→ GIVEN TASK
Give all the lines below again, exactly, with no pictures.

→ DATASET CONTENT
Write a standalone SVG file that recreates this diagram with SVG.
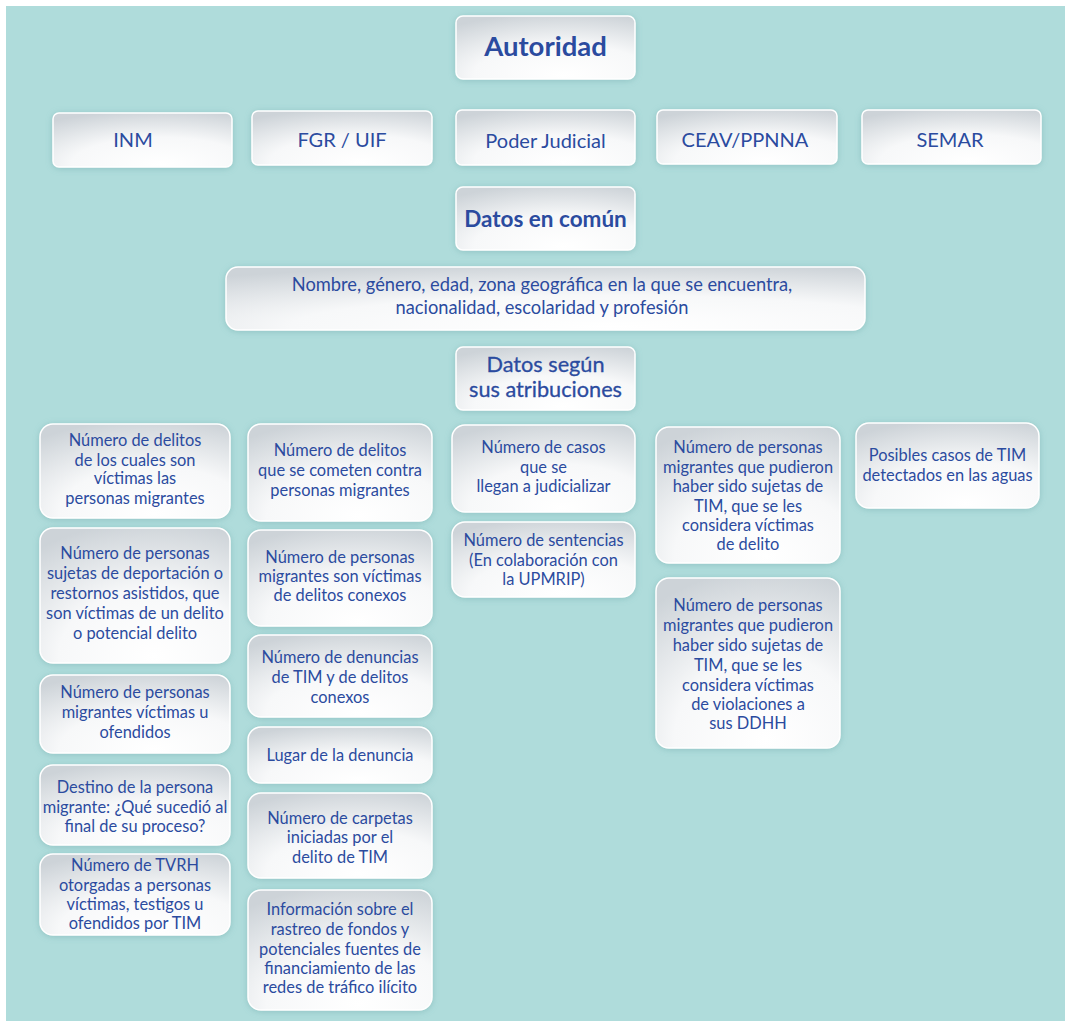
<svg xmlns="http://www.w3.org/2000/svg" width="1065" height="1021" viewBox="0 0 1065 1021">
<defs>
<radialGradient id="g" cx="0.6" cy="0.95" r="1" fx="0.6" fy="0.95">
<stop offset="0" stop-color="#ffffff"/>
<stop offset="0.5" stop-color="#f7f8f9"/>
<stop offset="1" stop-color="#cdd3d8"/>
</radialGradient>
<filter id="sh" x="-10%" y="-20%" width="120%" height="140%">
<feGaussianBlur in="SourceAlpha" stdDeviation="3"/>
<feOffset dx="0" dy="1" result="b"/>
<feFlood flood-color="#5f9ea0" flood-opacity="0.4"/>
<feComposite in2="b" operator="in"/>
<feMerge><feMergeNode/><feMergeNode in="SourceGraphic"/></feMerge>
</filter>
</defs>
<style>
.b{fill:url(#g);stroke:#ffffff;stroke-width:1.5;filter:url(#sh)}
text{font-family:Lato,"Open Sans","DejaVu Sans",sans-serif;fill:#2b4b9f;text-anchor:middle}
.t{font-size:16.4px}
.h{font-size:20px}
.hb{font-size:27.5px;font-weight:bold}
.hm{font-size:22.5px;font-weight:bold}
.hs{font-size:21.7px;stroke:#2b4b9f;stroke-width:0.3}
.n{font-size:18.3px}
</style>
<rect x="0" y="0" width="1065" height="1021" fill="#ffffff"/>
<rect x="6" y="6" width="1059" height="1015" fill="#afdcdb"/>

<g id="autoridad"><rect class="b" x="456" y="16" width="179" height="63" rx="7"/><text class="hb" x="545.5" y="56">Autoridad</text></g>
<g id="inm"><rect class="b" x="53" y="113" width="179" height="54" rx="6"/><text class="h" x="133" y="147">INM</text></g>
<g id="fgr"><rect class="b" x="252" y="111" width="180" height="54" rx="6"/><text class="h" x="342" y="147">FGR / UIF</text></g>
<g id="poder"><rect class="b" x="456" y="110" width="179" height="55" rx="6"/><text class="h" x="545.5" y="148">Poder Judicial</text></g>
<g id="ceav"><rect class="b" x="657" y="110" width="180" height="54" rx="6"/><text class="h" x="745" y="147">CEAV/PPNNA</text></g>
<g id="semar"><rect class="b" x="862" y="110" width="179" height="54" rx="6"/><text class="h" x="950" y="147">SEMAR</text></g>
<g id="comun"><rect class="b" x="456" y="187" width="179" height="63" rx="7"/><text class="hm" x="545.5" y="227">Datos en común</text></g>
<g id="nombre"><rect class="b" x="226" y="267" width="639" height="63" rx="12"/><text class="n" x="542" y="291">Nombre, género, edad, zona geográfica en la que se encuentra,</text><text class="n" x="542" y="314">nacionalidad, escolaridad y profesión</text></g>
<g id="segun"><rect class="b" x="456" y="347" width="179" height="63" rx="7"/><text class="hs" x="545.5" y="372">Datos según</text><text class="hs" x="545.5" y="397">sus atribuciones</text></g>

<g id="c1b1"><rect class="b" x="40" y="424" width="190" height="94" rx="13"/><text class="t" x="135" y="445.5">Número de delitos</text><text class="t" x="135" y="465.5">de los cuales son</text><text class="t" x="135" y="484">víctimas las</text><text class="t" x="135" y="503.5">personas migrantes</text></g>
<g id="c1b2"><rect class="b" x="40" y="528" width="190" height="135" rx="13"/><text class="t" x="135" y="558.5">Número de personas</text><text class="t" x="135" y="579">sujetas de deportación o</text><text class="t" x="135" y="598.5">restornos asistidos, que</text><text class="t" x="135" y="618.5">son víctimas de un delito</text><text class="t" x="135" y="638.5">o potencial delito</text></g>
<g id="c1b3"><rect class="b" x="40" y="675" width="190" height="78" rx="13"/><text class="t" x="135" y="697.5">Número de personas</text><text class="t" x="135" y="717.5">migrantes víctimas u</text><text class="t" x="135" y="737.5">ofendidos</text></g>
<g id="c1b4"><rect class="b" x="40" y="765" width="190" height="80" rx="13"/><text class="t" x="135" y="792.5">Destino de la persona</text><text class="t" x="135" y="812.5">migrante: ¿Qué sucedió al</text><text class="t" x="135" y="831.5">final de su proceso?</text></g>
<g id="c1b5"><rect class="b" x="40" y="854" width="190" height="81" rx="13"/><text class="t" x="135" y="870.5">Número de TVRH</text><text class="t" x="135" y="890.5">otorgadas a personas</text><text class="t" x="135" y="909.5">víctimas, testigos u</text><text class="t" x="135" y="928.5">ofendidos por TIM</text></g>

<g id="c2b1"><rect class="b" x="248" y="424" width="184" height="97" rx="13"/><text class="t" x="340" y="455.5">Número de delitos</text><text class="t" x="340" y="475.5">que se cometen contra</text><text class="t" x="340" y="495.5">personas migrantes</text></g>
<g id="c2b2"><rect class="b" x="248" y="530" width="184" height="96" rx="13"/><text class="t" x="340" y="562.5">Número de personas</text><text class="t" x="340" y="582">migrantes son víctimas</text><text class="t" x="340" y="600.5">de delitos conexos</text></g>
<g id="c2b3"><rect class="b" x="248" y="635" width="184" height="82" rx="13"/><text class="t" x="340" y="662.5">Número de denuncias</text><text class="t" x="340" y="682.5">de TIM y de delitos</text><text class="t" x="340" y="702.5">conexos</text></g>
<g id="c2b4"><rect class="b" x="248" y="727" width="184" height="56" rx="13"/><text class="t" x="340" y="760.5">Lugar de la denuncia</text></g>
<g id="c2b5"><rect class="b" x="248" y="793" width="184" height="85" rx="13"/><text class="t" x="340" y="823.5">Número de carpetas</text><text class="t" x="340" y="842.5">iniciadas por el</text><text class="t" x="340" y="862.5">delito de TIM</text></g>
<g id="c2b6"><rect class="b" x="248" y="890" width="184" height="120" rx="13"/><text class="t" x="340" y="914.5">Información sobre el</text><text class="t" x="340" y="934.5">rastreo de fondos y</text><text class="t" x="340" y="954.5">potenciales fuentes de</text><text class="t" x="340" y="973.5">financiamiento de las</text><text class="t" x="340" y="992.5">redes de tráfico ilícito</text></g>

<g id="c3b1"><rect class="b" x="452" y="425" width="183" height="87" rx="13"/><text class="t" x="543.5" y="452.5">Número de casos</text><text class="t" x="543.5" y="472.5">que se</text><text class="t" x="543.5" y="491.5">llegan a judicializar</text></g>
<g id="c3b2"><rect class="b" x="452" y="522" width="183" height="75" rx="13"/><text class="t" x="543.5" y="545.5">Número de sentencias</text><text class="t" x="543.5" y="565.5">(En colaboración con</text><text class="t" x="543.5" y="584.5">la UPMRIP)</text></g>

<g id="c4b1"><rect class="b" x="656" y="427" width="184" height="136" rx="13"/><text class="t" x="748" y="452.5">Número de personas</text><text class="t" x="748" y="472.5">migrantes que pudieron</text><text class="t" x="748" y="491.5">haber sido sujetas de</text><text class="t" x="748" y="511.5">TIM, que se les</text><text class="t" x="748" y="530.5">considera víctimas</text><text class="t" x="748" y="549.5">de delito</text></g>
<g id="c4b2"><rect class="b" x="656" y="578" width="184" height="170" rx="13"/><text class="t" x="748" y="610.5">Número de personas</text><text class="t" x="748" y="631">migrantes que pudieron</text><text class="t" x="748" y="651">haber sido sujetas de</text><text class="t" x="748" y="671">TIM, que se les</text><text class="t" x="748" y="690.5">considera víctimas</text><text class="t" x="748" y="709.5">de violaciones a</text><text class="t" x="748" y="728.5">sus DDHH</text></g>

<g id="c5b1"><rect class="b" x="856" y="423" width="183" height="85" rx="13"/><text class="t" x="947.5" y="460.5">Posibles casos de TIM</text><text class="t" x="947.5" y="480.5">detectados en las aguas</text></g>

<g id="connectors"/>
</svg>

→ SOLUTION
Write a standalone SVG file that recreates this diagram with SVG.
<svg xmlns="http://www.w3.org/2000/svg" width="1065" height="1021" viewBox="0 0 1065 1021">
<defs>
<radialGradient id="g" cx="0.6" cy="0.95" r="1" fx="0.6" fy="0.95">
<stop offset="0" stop-color="#ffffff"/>
<stop offset="0.5" stop-color="#f7f8f9"/>
<stop offset="1" stop-color="#cdd3d8"/>
</radialGradient>
<filter id="sh" x="-10%" y="-20%" width="120%" height="140%">
<feGaussianBlur in="SourceAlpha" stdDeviation="3"/>
<feOffset dx="0" dy="1" result="b"/>
<feFlood flood-color="#5f9ea0" flood-opacity="0.4"/>
<feComposite in2="b" operator="in"/>
<feMerge><feMergeNode/><feMergeNode in="SourceGraphic"/></feMerge>
</filter>
</defs>
<style>
.b{fill:url(#g);stroke:#ffffff;stroke-width:1.5;filter:url(#sh)}
text{font-family:Lato,"Open Sans","DejaVu Sans",sans-serif;fill:#2b4b9f;text-anchor:middle}
.t{font-size:16.4px}
.h{font-size:20px}
.hb{font-size:27.5px;font-weight:bold}
.hm{font-size:22.5px;font-weight:bold}
.hs{font-size:21.7px;stroke:#2b4b9f;stroke-width:0.3}
.n{font-size:18.3px}
</style>
<rect x="0" y="0" width="1065" height="1021" fill="#ffffff"/>
<rect x="6" y="6" width="1059" height="1015" fill="#afdcdb"/>

<g id="autoridad"><rect class="b" x="456" y="16" width="179" height="63" rx="7"/><text class="hb" x="545.5" y="56">Autoridad</text></g>
<g id="inm"><rect class="b" x="53" y="113" width="179" height="54" rx="6"/><text class="h" x="133" y="147">INM</text></g>
<g id="fgr"><rect class="b" x="252" y="111" width="180" height="54" rx="6"/><text class="h" x="342" y="147">FGR / UIF</text></g>
<g id="poder"><rect class="b" x="456" y="110" width="179" height="55" rx="6"/><text class="h" x="545.5" y="148">Poder Judicial</text></g>
<g id="ceav"><rect class="b" x="657" y="110" width="180" height="54" rx="6"/><text class="h" x="745" y="147">CEAV/PPNNA</text></g>
<g id="semar"><rect class="b" x="862" y="110" width="179" height="54" rx="6"/><text class="h" x="950" y="147">SEMAR</text></g>
<g id="comun"><rect class="b" x="456" y="187" width="179" height="63" rx="7"/><text class="hm" x="545.5" y="227">Datos en común</text></g>
<g id="nombre"><rect class="b" x="226" y="267" width="639" height="63" rx="12"/><text class="n" x="542" y="291">Nombre, género, edad, zona geográfica en la que se encuentra,</text><text class="n" x="542" y="314">nacionalidad, escolaridad y profesión</text></g>
<g id="segun"><rect class="b" x="456" y="347" width="179" height="63" rx="7"/><text class="hs" x="545.5" y="372">Datos según</text><text class="hs" x="545.5" y="397">sus atribuciones</text></g>

<g id="c1b1"><rect class="b" x="40" y="424" width="190" height="94" rx="13"/><text class="t" x="135" y="445.5">Número de delitos</text><text class="t" x="135" y="465.5">de los cuales son</text><text class="t" x="135" y="484">víctimas las</text><text class="t" x="135" y="503.5">personas migrantes</text></g>
<g id="c1b2"><rect class="b" x="40" y="528" width="190" height="135" rx="13"/><text class="t" x="135" y="558.5">Número de personas</text><text class="t" x="135" y="579">sujetas de deportación o</text><text class="t" x="135" y="598.5">restornos asistidos, que</text><text class="t" x="135" y="618.5">son víctimas de un delito</text><text class="t" x="135" y="638.5">o potencial delito</text></g>
<g id="c1b3"><rect class="b" x="40" y="675" width="190" height="78" rx="13"/><text class="t" x="135" y="697.5">Número de personas</text><text class="t" x="135" y="717.5">migrantes víctimas u</text><text class="t" x="135" y="737.5">ofendidos</text></g>
<g id="c1b4"><rect class="b" x="40" y="765" width="190" height="80" rx="13"/><text class="t" x="135" y="792.5">Destino de la persona</text><text class="t" x="135" y="812.5">migrante: ¿Qué sucedió al</text><text class="t" x="135" y="831.5">final de su proceso?</text></g>
<g id="c1b5"><rect class="b" x="40" y="854" width="190" height="81" rx="13"/><text class="t" x="135" y="870.5">Número de TVRH</text><text class="t" x="135" y="890.5">otorgadas a personas</text><text class="t" x="135" y="909.5">víctimas, testigos u</text><text class="t" x="135" y="928.5">ofendidos por TIM</text></g>

<g id="c2b1"><rect class="b" x="248" y="424" width="184" height="97" rx="13"/><text class="t" x="340" y="455.5">Número de delitos</text><text class="t" x="340" y="475.5">que se cometen contra</text><text class="t" x="340" y="495.5">personas migrantes</text></g>
<g id="c2b2"><rect class="b" x="248" y="530" width="184" height="96" rx="13"/><text class="t" x="340" y="562.5">Número de personas</text><text class="t" x="340" y="582">migrantes son víctimas</text><text class="t" x="340" y="600.5">de delitos conexos</text></g>
<g id="c2b3"><rect class="b" x="248" y="635" width="184" height="82" rx="13"/><text class="t" x="340" y="662.5">Número de denuncias</text><text class="t" x="340" y="682.5">de TIM y de delitos</text><text class="t" x="340" y="702.5">conexos</text></g>
<g id="c2b4"><rect class="b" x="248" y="727" width="184" height="56" rx="13"/><text class="t" x="340" y="760.5">Lugar de la denuncia</text></g>
<g id="c2b5"><rect class="b" x="248" y="793" width="184" height="85" rx="13"/><text class="t" x="340" y="823.5">Número de carpetas</text><text class="t" x="340" y="842.5">iniciadas por el</text><text class="t" x="340" y="862.5">delito de TIM</text></g>
<g id="c2b6"><rect class="b" x="248" y="890" width="184" height="120" rx="13"/><text class="t" x="340" y="914.5">Información sobre el</text><text class="t" x="340" y="934.5">rastreo de fondos y</text><text class="t" x="340" y="954.5">potenciales fuentes de</text><text class="t" x="340" y="973.5">financiamiento de las</text><text class="t" x="340" y="992.5">redes de tráfico ilícito</text></g>

<g id="c3b1"><rect class="b" x="452" y="425" width="183" height="87" rx="13"/><text class="t" x="543.5" y="452.5">Número de casos</text><text class="t" x="543.5" y="472.5">que se</text><text class="t" x="543.5" y="491.5">llegan a judicializar</text></g>
<g id="c3b2"><rect class="b" x="452" y="522" width="183" height="75" rx="13"/><text class="t" x="543.5" y="545.5">Número de sentencias</text><text class="t" x="543.5" y="565.5">(En colaboración con</text><text class="t" x="543.5" y="584.5">la UPMRIP)</text></g>

<g id="c4b1"><rect class="b" x="656" y="427" width="184" height="136" rx="13"/><text class="t" x="748" y="452.5">Número de personas</text><text class="t" x="748" y="472.5">migrantes que pudieron</text><text class="t" x="748" y="491.5">haber sido sujetas de</text><text class="t" x="748" y="511.5">TIM, que se les</text><text class="t" x="748" y="530.5">considera víctimas</text><text class="t" x="748" y="549.5">de delito</text></g>
<g id="c4b2"><rect class="b" x="656" y="578" width="184" height="170" rx="13"/><text class="t" x="748" y="610.5">Número de personas</text><text class="t" x="748" y="631">migrantes que pudieron</text><text class="t" x="748" y="651">haber sido sujetas de</text><text class="t" x="748" y="671">TIM, que se les</text><text class="t" x="748" y="690.5">considera víctimas</text><text class="t" x="748" y="709.5">de violaciones a</text><text class="t" x="748" y="728.5">sus DDHH</text></g>

<g id="c5b1"><rect class="b" x="856" y="423" width="183" height="85" rx="13"/><text class="t" x="947.5" y="460.5">Posibles casos de TIM</text><text class="t" x="947.5" y="480.5">detectados en las aguas</text></g>

<g id="connectors"/>
</svg>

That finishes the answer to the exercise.